In creating this lab, I have lightly adapted Lab 4 from Ryan Cordell’s Intro to DH course (F20).
The readings this week focus on collecting, organizing, and cleaning data. If you want to analyze data in aggregate, you may decide you want to normalize some categories or correct errors in data collection. Katie Rawson and Trevor Muñoz helpfully complicate this impulse, and so while today’s lab focuses on learning the basics of one strategy for cleaning data, we’ll also be thinking in our class discussion this week about how to decide to clean or not to clean (or something in between) your data.
We will be learning about regular expressions (regex) today using the online resource RegEx 101, which allows you to test expressions and breaks down precisely what they’re doing in the Explanation and Match Information panels. It also includes a Quick Reference panel (bottom right), which allows you to search for and select the specific regular expressions you need.
We’re going to be dealing with arcane and abstract syntax today. Regex is very powerful and precise, but because of this, it’s also very fiddly, and sometimes crafting the regular expression you need to solve a problem or complete a task is a frustrating process of trial and error that can take awhile, especially when you are first learning.

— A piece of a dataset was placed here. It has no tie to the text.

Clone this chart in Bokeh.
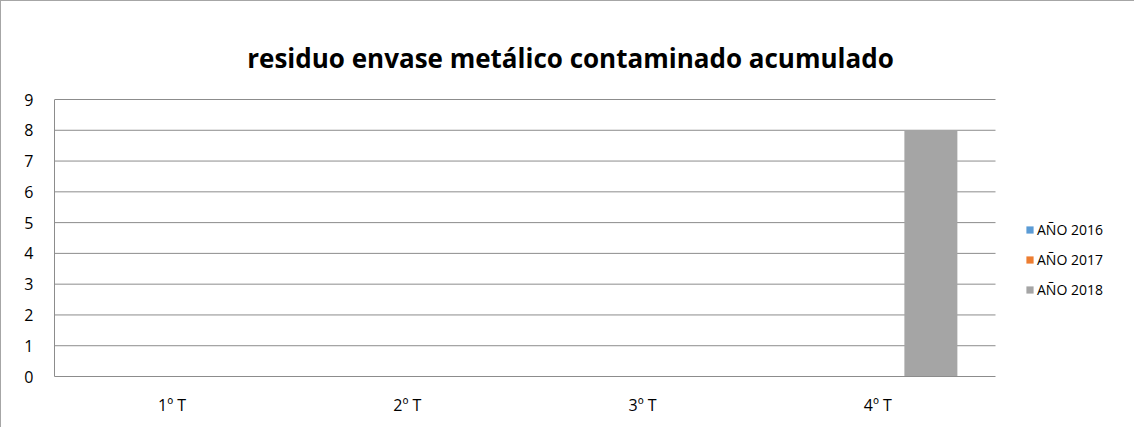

I don’t use regex every day, and so I don’t have its intricacies memorized. Typically I will use regex when faced with a problem that requires me to standardize some aspect of a dataset. When I encounter those problems, however, I typically need to refer to a regex guide to remind myself precisely what symbols translate to what textual patterns. Which is to say: you don’t need to memorize regex syntax in order to find it useful. What’s most essential is that you are able to identify what kinds of problems regex might help you work through.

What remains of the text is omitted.